You want those passages to contain the truth and emotion though – do you have to trust in your players to invest those feelings in the music?
I do trust in them. John Lindberg, Pheeroan akLaff, Anthony Davis – they’re familiar with my music for over 30 years. Davis the longest, I met him when he was a teenager, akLaff was 19 when I met him, John was 19 – I’ve got people I’ve had connections with for over 30 years. We feel each other, when we get to playing, there’s that kinetic energy where we know instantly how to proceed, how to shape the space, how to release an idea.
How do you create the same dynamic with players you haven’t played with as long?

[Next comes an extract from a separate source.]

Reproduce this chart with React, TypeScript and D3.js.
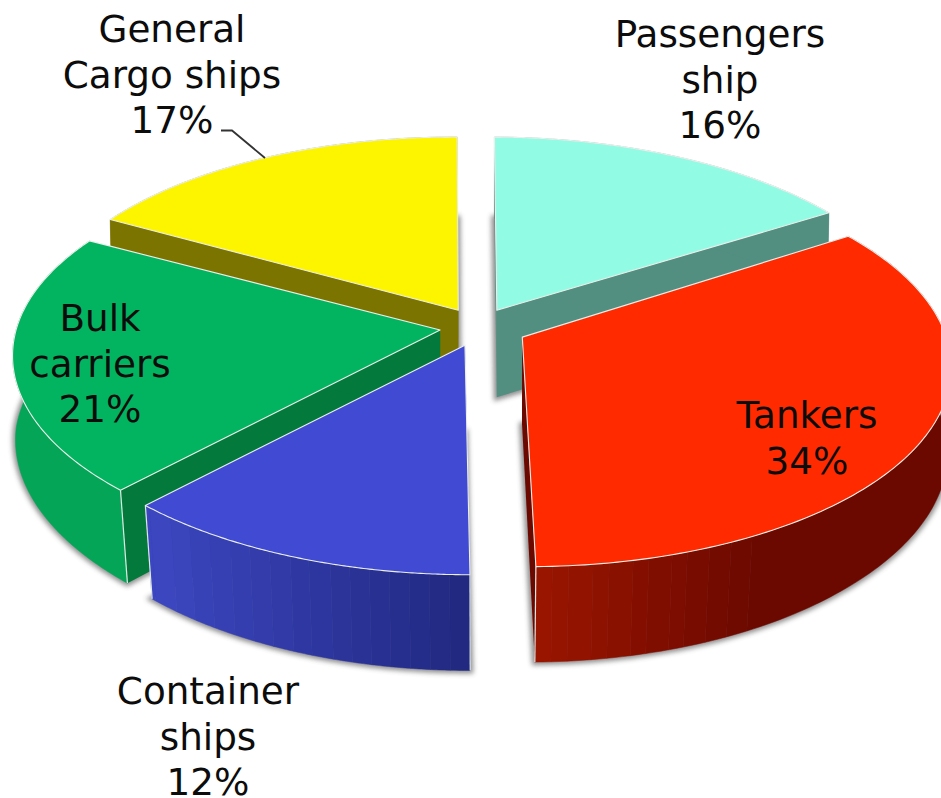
import React from "react";
import * as d3 from "d3";

// Fleet composition shown as an exploded 3D pie, clockwise from twelve o'clock.
const categories = ["Passengers ship", "Tankers", "Container ships", "Bulk carriers", "General Cargo ships"];
const shares = [16, 34, 12, 21, 17];
// How far each slice is pulled out of the pie, across and into the ground plane.
const explodeX = [0.033, 0.092, -0.042, -0.101, -0.059];
const explodeZ = [0.086, -0.051, -0.091, -0.015, 0.086];
const twistDegrees = [0.4, -1, 0, 0, 0.6];
const topColors = ["#92fbe3", "#ff2a00", "#404ad2", "#02b45f", "#fdf500"];
const cutColors = ["#528f80", "#6b0900", "#2a3399", "#037a3c", "#7c7400"];
const rimNear = ["#528f80", "#9a1500", "#3c46c0", "#05a558", "#7c7400"];
const rimFar = ["#528f80", "#6b0900", "#20287f", "#05a85a", "#7c7400"];

// Label text blocks: lines, centre x and first baseline.
const labelLines = [
  ["Passengers", "ship", "16%"],
  ["Tankers", "34%"],
  ["Container", "ships", "12%"],
  ["Bulk", "carriers", "21%"],
  ["General", "Cargo ships", "17%"],
];
const labelX = [720, 807, 208, 100, 172];
const labelY = [47, 428, 704, 331, 42];

const WIDTH = 941;
const HEIGHT = 798;
const CX = 483;
const CY = 327;
const RX = 424;
const RY = 197.4;
const PERSPECTIVE = 0.14;
const SHEAR = 5;
const BASE_DEPTH = 87;
const BASE_LEVEL = 310;
const DEPTH_GROWTH = 0.033;
const SEGMENTS = 128;

type Pt = [number, number];

// The pie's underside narrows more towards the viewer.
const taper = d3.scaleLinear().domain([340, 500]).range([0.995, 0.98]).clamp(true);

// Perspective projection of a unit-disc vector (x right, z away from the viewer).
const project = (x: number, z: number): Pt => {
  const w = 1 + PERSPECTIVE * z;
  return [(x * RX) / w, (-z * RY) / w];
};

const toBase = ([x, y]: Pt): Pt => [
  CX + (x - CX) * taper(y),
  y + BASE_DEPTH + (y - BASE_LEVEL) * DEPTH_GROWTH,
];

const line = d3.line<Pt>();
const poly = (pts: Pt[]) => line(pts) + "Z";

const arcs = d3.pie<number>().sort(null).value((d) => d)(shares);

const slices = arcs.map((a, i) => {
  const mid = (a.startAngle + a.endAngle) / 2;
  const off = project(explodeX[i], explodeZ[i]);
  const apex: Pt = [CX + off[0], CY + off[1]];
  const twist = (twistDegrees[i] * Math.PI) / 180;
  const angle = d3.scaleLinear().domain([0, SEGMENTS]).range([a.startAngle + twist, a.endAngle + twist]);
  const rim: Pt[] = d3.range(SEGMENTS + 1).map((k) => {
    const t = angle(k);
    const z = Math.cos(t);
    const p = project(Math.sin(t), z);
    return [apex[0] + p[0] - z * SHEAR, apex[1] + p[1]];
  });
  return { i, mid, apex, rim, cosMid: Math.cos(mid) };
});

// Far slices are painted first so the near ones overlap them.
const paintOrder = d3.sort(slices, (s) => -s.cosMid);

// Rim shading steps in bands from the lit left side to the dark right side.
const rimSweep = [
  d3.scaleLinear().domain([0, 1]).range([1, 0]),
  d3.scaleLinear().domain([537, 760]).range([1, 0]).clamp(true),
  d3.scaleLinear().domain([155, 470]).range([1, 0]).clamp(true),
  d3.scaleLinear().domain([60, 900]).range([1, 0]).clamp(true),
  d3.scaleLinear().domain([0, 1]).range([1, 0]),
];
const band = (x: number) => Math.round(x / 20) * 20;

// Joins neighbouring rim points of one shade into a single wall panel.
const rimPanels = (rim: Pt[], tone: (p: Pt, q: Pt) => string) => {
  const panels: { color: string; pts: Pt[] }[] = [];
  for (const [p, q] of d3.pairs(rim)) {
    const color = tone(p, q);
    const current = panels[panels.length - 1];
    if (current && current.color === color) current.pts.push(q);
    else panels.push({ color, pts: [p, q] });
  }
  return panels;
};

function Slice({ s }: { s: (typeof slices)[number] }) {
  const { i, apex, rim } = s;
  const first = rim[0];
  const last = rim[rim.length - 1];
  const baseFace = [apex, ...rim].map(toBase);
  const paint = d3.interpolateRgb(rimFar[i], rimNear[i]);
  const panels = rimPanels(rim, (p, q) => paint(rimSweep[i](band((p[0] + q[0]) / 2))));
  return (
    <g>
      <path d={poly(baseFace)} fill="#444" stroke="#444" strokeWidth={6} opacity={0.6} filter="url(#soft)" />
      {[first, last].map((p, k) => (
        <path key={k} d={poly([apex, p, toBase(p), toBase(apex)])} fill={cutColors[i]} />
      ))}
      {panels.map((panel, k) => (
        <path
          key={k}
          d={poly([...panel.pts, ...panel.pts.map(toBase).reverse()])}
          fill={panel.color}
          stroke={panel.color}
          strokeWidth={0.5}
        />
      ))}
      {[first, last].map((p, k) =>
        p[1] > CY ? (
          <line key={k} x1={p[0]} y1={p[1]} x2={toBase(p)[0]} y2={toBase(p)[1]} stroke="#dfe8e4" strokeWidth={1.2} />
        ) : null
      )}
      <path d={poly([apex, ...rim])} fill={topColors[i]} stroke="#ecefec" strokeWidth={1.1} strokeLinejoin="round" />
    </g>
  );
}

export default function App() {
  return (
    <svg
      width={WIDTH}
      height={HEIGHT}
      viewBox={`0 0 ${WIDTH} ${HEIGHT}`}
      style={{ position: "absolute", left: 0, top: 0, background: "#fff" }}
      role="img"
      aria-label={categories.join(", ")}
    >
      <defs>
        <filter id="soft" x="-10%" y="-10%" width="120%" height="120%">
          <feGaussianBlur stdDeviation={2.6} />
        </filter>
      </defs>
      {paintOrder.map((s) => (
        <Slice key={s.i} s={s} />
      ))}
      <path d="M221,130.5H232L265,158" fill="none" stroke="#333" strokeWidth={1.8} />
      {labelLines.map((lines, i) => (
        <text
          key={i}
          x={labelX[i]}
          y={labelY[i]}
          textAnchor="middle"
          fontFamily="'DejaVu Sans', Verdana, sans-serif"
          fontSize={37.3}
          fill="#0c0c0c"
        >
          {lines.map((t, k) => (
            <tspan key={k} x={labelX[i]} dy={k === 0 ? 0 : 45.7}>
              {t}
            </tspan>
          ))}
        </text>
      ))}
    </svg>
  );
}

All the men and women I played with in this context [at Cafe Oto, August 2012] deeply respect me. I’ve played for the last five or six or seven players, I can feel them, they can feel me. Charles [Hayward] for example – Charles and me did a tour in Ireland last year, an instantly our hearts got knitted up. Last night he said after the performance, he felt like I had an eye or consciousness spreading out from the back of my head. Which is really great – he was in touch, I was in touch with him. 
The brass that night [at Oto] had only two instructions, one to use quiet and soft material, and one to use strong robust stuff. I would signal at some point a chord – an unspecified chord, I didn’t give anyone notes, so I just got everybody’s eye and went boom. Those three little components makes the music free but with this organic structure within it, that allows it to have continuity and also shapes one’s perception of how the space is going to move, and does it in an uninhibited way. You can still be as creative as you like, orchestrate architecturally and visually how you feel about the space, but the commonness of those three little components is constantly on you, and conditions what you do.